Signature Books asserts that several of the scholars who participated in New Approaches to the Book of Mormon: Explorations in Critical Methodology considered themselves active and participating members of the LDS faith. The FARMS reviewers, for their part, considered these authors to be opponents to the LDS tradition. And indeed at least three of the authors in New Approaches were shortly afterward excommunicated from the church. Signature management made an inquiry with FARMS management, holding that such inferences were insulting and could be considered libelous. Signature then requested a retraction.

Daniel C. Peterson, an LDS scholar and member of FARMS, published a response in various newspapers in Utah. In his response, he stated that "Signature Books and George D. Smith seem...to have a clear (if unadmitted) agenda, an agenda that is often hostile to centrally important beliefs of The Church of Jesus Christ of Latter-day Saints".

In 2004, Signature Books posted on its web site a speech given by John Hatch, in which Hatch said, "After reading the (FARMS) reviews myself, it appears to me, and is my opinion, that FARMS is interested in making Mormonism's past appear as normal as possible to readers by attacking history books that discuss complex or difficult aspects of the church's past. ... I am deeply troubled by what I see as continued efforts to attack honest scholarly work."

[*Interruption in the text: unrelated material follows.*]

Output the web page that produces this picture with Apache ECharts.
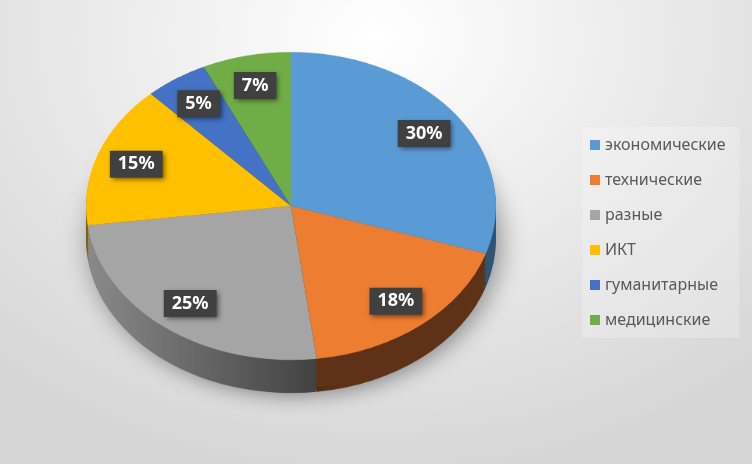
<!DOCTYPE html>
<html><head><meta charset="utf-8">
<script src="https://cdn.jsdelivr.net/npm/echarts@6/dist/echarts.min.js"></script>
<style>
html,body{margin:0;padding:0;}
#wrap{position:relative;width:752px;height:464px;overflow:hidden;
 background:radial-gradient(ellipse 75% 95% at 50% 8%, #ffffff 0%, #eeeeee 40%, #d6d6d6 100%);}
#pie{position:absolute;left:0;top:0;width:752px;height:618px;transform:scaleY(0.751);transform-origin:0 0;}
#top{position:absolute;left:0;top:0;width:752px;height:464px;}
</style></head>
<body><div id="wrap"><div id="pie"></div><div id="top"></div></div>
<script>
const categories = ['экономические','технические','разные','ИКТ','гуманитарные','медицинские'];
const values = [30, 18, 25, 15, 5, 7];

const topColors = ['#5b9bd5','#ed7d31','#a5a5a5','#ffc000','#4472c4','#70ad47'];
const sideColors = ['#2f5577','#5e3216',
  new echarts.graphic.LinearGradient(0,0,1,0,[{offset:0,color:'#8a8a8a'},{offset:1,color:'#424242'}]),
  '#806000','#243b66','#3b5a26'];

const S = 0.751;          // vertical squash of the pie plate
const CX = 291, CY = 206, R = 205;
const cyA = CY / S;
const depthOffsets = [44, 38, 32, 26, 20, 14, 8, 3];

const dataWith = (cols) => categories.map((n,i)=>({name:n, value:values[i], itemStyle:{color:cols[i]}}));

const pieSeries = [];
depthOffsets.forEach((off, k) => {
  pieSeries.push({
    type:'pie', silent:true, animation:false, startAngle:90, clockwise:true,
    center:[CX, cyA + off], radius:[0, R],
    label:{show:false}, labelLine:{show:false},
    itemStyle: k === 0 ? {shadowBlur:26, shadowColor:'rgba(0,0,0,0.4)', shadowOffsetX:4, shadowOffsetY:4} : {},
    emphasis:{disabled:true},
    data: dataWith(sideColors)
  });
});
pieSeries.push({
  type:'pie', silent:true, animation:false, startAngle:90, clockwise:true,
  center:[CX, cyA], radius:[0, R],
  label:{show:false}, labelLine:{show:false}, emphasis:{disabled:true},
  data: dataWith(topColors)
});

const chartA = echarts.init(document.getElementById('pie'), null, {renderer:'canvas'});
chartA.setOption({animation:false, series: pieSeries});

const chartB = echarts.init(document.getElementById('top'), null, {renderer:'canvas'});
chartB.setOption({
  animation:false,
  legend:{
    orient:'vertical', left:582, top:127,
    itemWidth:10, itemHeight:10, itemGap:19,
    padding:[10,14,10,8],
    backgroundColor:'rgba(255,255,255,0.22)',
    icon:'rect',
    textStyle:{color:'#595959', fontSize:16, fontFamily:'Noto Sans'},
    selectedMode:false,
    data: categories.map((n,i)=>({name:n, itemStyle:{color:topColors[i]}}))
  },
  series:[{
    type:'pie', silent:true, startAngle:90, clockwise:true,
    center:[CX, CY], radius:[118, R],
    itemStyle:{color:'rgba(0,0,0,0)'},
    emphasis:{disabled:true},
    labelLine:{show:false},
    label:{
      show:true, position:'inside', formatter:'{c}%',
      color:'#ffffff', fontWeight:'bold', fontSize:18, fontFamily:'Noto Sans',
      backgroundColor:'#404040', padding:[5,8,4,8],
      shadowColor:'rgba(0,0,0,0.55)', shadowBlur:5, shadowOffsetX:2, shadowOffsetY:2
    },
    labelLayout: function(p){
      const r = p.labelRect;
      const x = r.x + r.width/2, y = r.y + r.height/2;
      return {x: x, y: CY + (y - CY) * S};
    },
    data: categories.map((n,i)=>({name:n, value:values[i]}))
  }]
});
</script></body></html>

The friction between the two groups largely wound down, beginning when FARMS was assimilated into Brigham Young University's Neal A. Maxwell Institute for Religious Scholarship in 2006. The Institute gradually reorganized FARMS, the FARMS Review was renamed to Mormon Studies Review, Peterson was replaced as editor in 2012, and ultimately in 2018 complete ownership of the Review was transferred to the University of Illinois Press.